AIM → Print them exactly: the lines from the beginning of the entries below through the line that contains "const GRID = '#878787';", and only those, with the pictures left out.

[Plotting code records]
>>>

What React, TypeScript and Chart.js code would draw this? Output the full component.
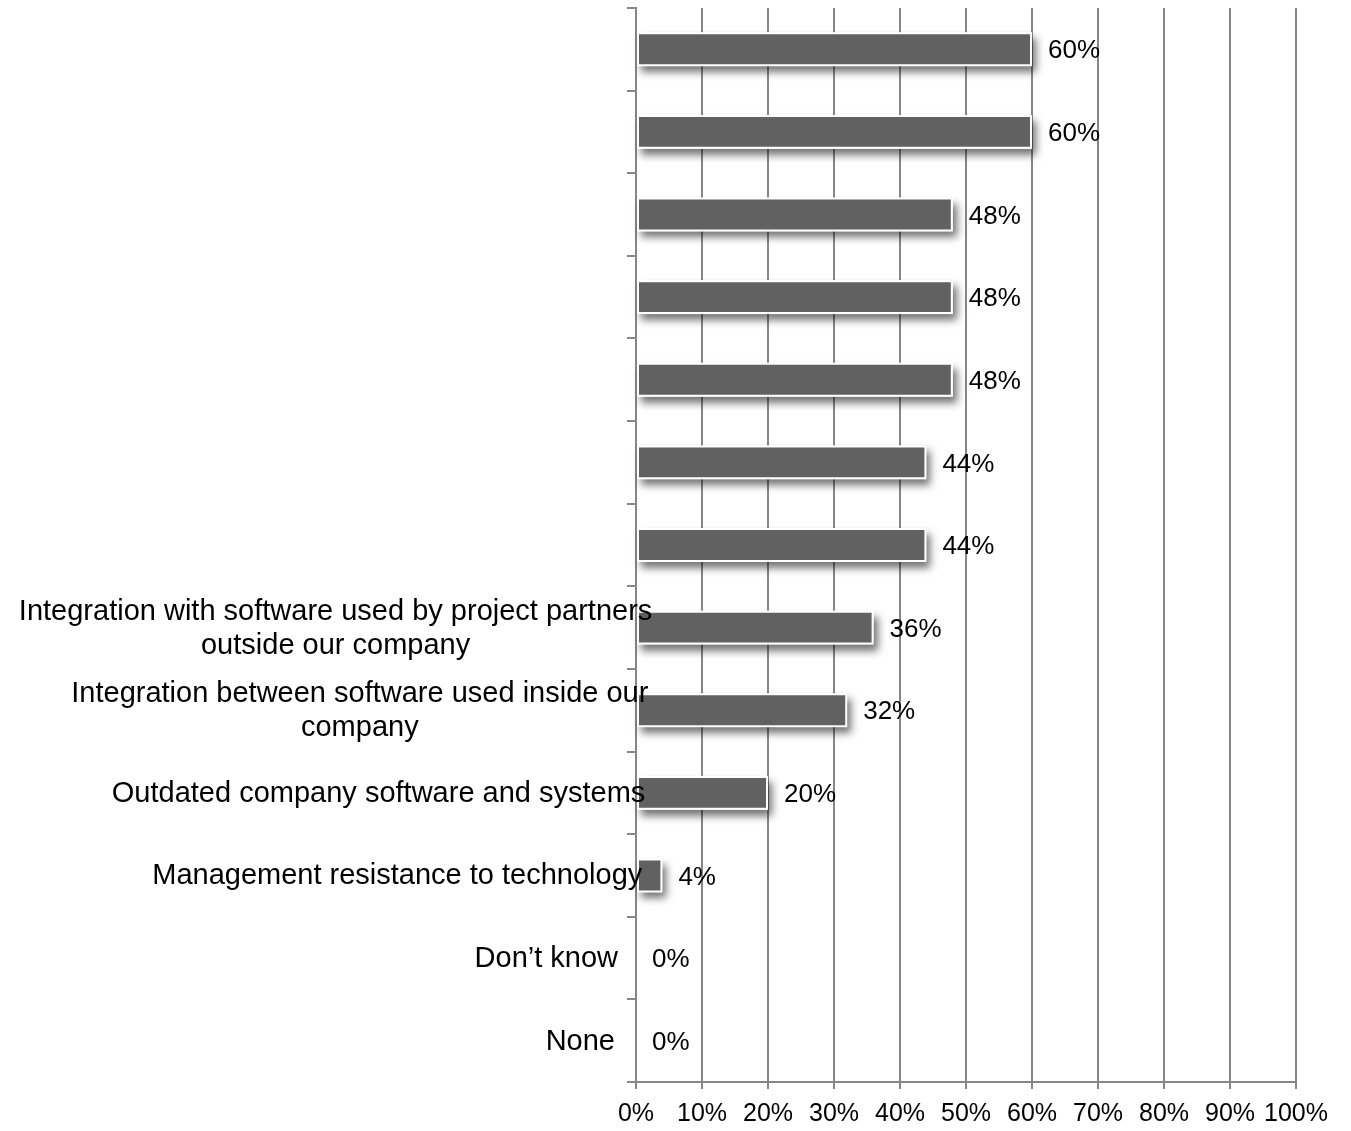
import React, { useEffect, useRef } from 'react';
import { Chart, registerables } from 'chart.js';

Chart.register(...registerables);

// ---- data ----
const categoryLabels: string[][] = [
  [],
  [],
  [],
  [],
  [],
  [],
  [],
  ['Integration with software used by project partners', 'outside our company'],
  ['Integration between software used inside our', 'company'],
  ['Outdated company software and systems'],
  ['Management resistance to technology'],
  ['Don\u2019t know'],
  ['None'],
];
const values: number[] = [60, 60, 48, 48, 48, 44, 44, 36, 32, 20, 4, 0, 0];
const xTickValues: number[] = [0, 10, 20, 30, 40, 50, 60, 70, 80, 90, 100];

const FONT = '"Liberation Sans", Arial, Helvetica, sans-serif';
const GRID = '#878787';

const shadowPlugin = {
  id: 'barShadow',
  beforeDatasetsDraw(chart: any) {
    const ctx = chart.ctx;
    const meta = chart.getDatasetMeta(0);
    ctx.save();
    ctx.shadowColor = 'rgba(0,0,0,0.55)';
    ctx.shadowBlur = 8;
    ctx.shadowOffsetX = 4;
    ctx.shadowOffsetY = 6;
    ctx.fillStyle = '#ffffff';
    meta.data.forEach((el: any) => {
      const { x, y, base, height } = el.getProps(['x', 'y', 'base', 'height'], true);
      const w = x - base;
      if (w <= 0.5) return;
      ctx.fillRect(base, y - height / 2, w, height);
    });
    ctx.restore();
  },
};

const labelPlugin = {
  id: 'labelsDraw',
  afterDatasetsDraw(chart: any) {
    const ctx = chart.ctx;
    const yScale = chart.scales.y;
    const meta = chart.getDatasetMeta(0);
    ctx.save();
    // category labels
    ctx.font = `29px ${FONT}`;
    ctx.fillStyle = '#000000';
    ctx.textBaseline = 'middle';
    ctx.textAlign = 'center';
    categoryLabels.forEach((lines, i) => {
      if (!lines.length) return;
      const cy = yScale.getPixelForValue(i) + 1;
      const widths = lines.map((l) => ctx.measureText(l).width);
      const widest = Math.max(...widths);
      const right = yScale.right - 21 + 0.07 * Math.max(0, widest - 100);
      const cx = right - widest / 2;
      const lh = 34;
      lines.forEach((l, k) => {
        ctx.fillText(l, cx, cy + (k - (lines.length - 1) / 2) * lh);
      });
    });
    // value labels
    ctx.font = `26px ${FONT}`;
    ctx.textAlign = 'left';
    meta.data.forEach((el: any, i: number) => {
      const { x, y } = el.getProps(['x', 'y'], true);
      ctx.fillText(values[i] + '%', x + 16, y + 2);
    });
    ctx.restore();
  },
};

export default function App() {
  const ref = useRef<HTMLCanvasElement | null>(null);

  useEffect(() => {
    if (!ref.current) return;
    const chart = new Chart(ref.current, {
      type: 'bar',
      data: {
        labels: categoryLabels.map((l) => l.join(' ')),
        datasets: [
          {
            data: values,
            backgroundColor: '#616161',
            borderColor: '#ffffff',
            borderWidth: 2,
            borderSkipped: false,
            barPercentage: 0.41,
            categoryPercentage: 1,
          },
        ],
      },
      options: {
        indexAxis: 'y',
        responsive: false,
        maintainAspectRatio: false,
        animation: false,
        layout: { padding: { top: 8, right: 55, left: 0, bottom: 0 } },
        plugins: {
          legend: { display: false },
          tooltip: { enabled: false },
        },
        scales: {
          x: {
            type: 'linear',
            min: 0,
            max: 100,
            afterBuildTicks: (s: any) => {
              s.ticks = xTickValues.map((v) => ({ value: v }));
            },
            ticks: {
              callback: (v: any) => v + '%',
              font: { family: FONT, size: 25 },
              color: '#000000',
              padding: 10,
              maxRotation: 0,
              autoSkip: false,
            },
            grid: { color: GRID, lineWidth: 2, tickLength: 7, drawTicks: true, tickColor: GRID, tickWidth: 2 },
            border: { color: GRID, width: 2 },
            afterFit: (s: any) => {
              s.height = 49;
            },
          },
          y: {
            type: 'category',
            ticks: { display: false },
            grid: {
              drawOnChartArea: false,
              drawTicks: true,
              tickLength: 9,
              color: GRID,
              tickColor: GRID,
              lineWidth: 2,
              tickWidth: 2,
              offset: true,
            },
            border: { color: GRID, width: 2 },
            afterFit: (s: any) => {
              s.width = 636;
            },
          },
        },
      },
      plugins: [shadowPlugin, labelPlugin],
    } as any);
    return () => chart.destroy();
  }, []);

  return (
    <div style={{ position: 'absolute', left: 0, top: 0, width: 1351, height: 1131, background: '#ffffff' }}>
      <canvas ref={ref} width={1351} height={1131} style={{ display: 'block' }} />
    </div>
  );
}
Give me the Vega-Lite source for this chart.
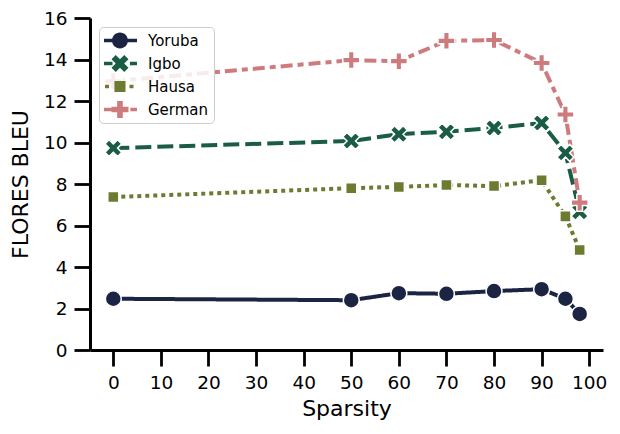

<<<

CORRECT OUTPUT →
What React, TypeScript and Chart.js code would draw this? Output the full component.
import React, { useEffect, useRef } from 'react';
import { Chart, registerables } from 'chart.js';

Chart.register(...registerables);

// ---- data ----
const categoryLabels: string[][] = [
  [],
  [],
  [],
  [],
  [],
  [],
  [],
  ['Integration with software used by project partners', 'outside our company'],
  ['Integration between software used inside our', 'company'],
  ['Outdated company software and systems'],
  ['Management resistance to technology'],
  ['Don\u2019t know'],
  ['None'],
];
const values: number[] = [60, 60, 48, 48, 48, 44, 44, 36, 32, 20, 4, 0, 0];
const xTickValues: number[] = [0, 10, 20, 30, 40, 50, 60, 70, 80, 90, 100];

const FONT = '"Liberation Sans", Arial, Helvetica, sans-serif';
const GRID = '#878787';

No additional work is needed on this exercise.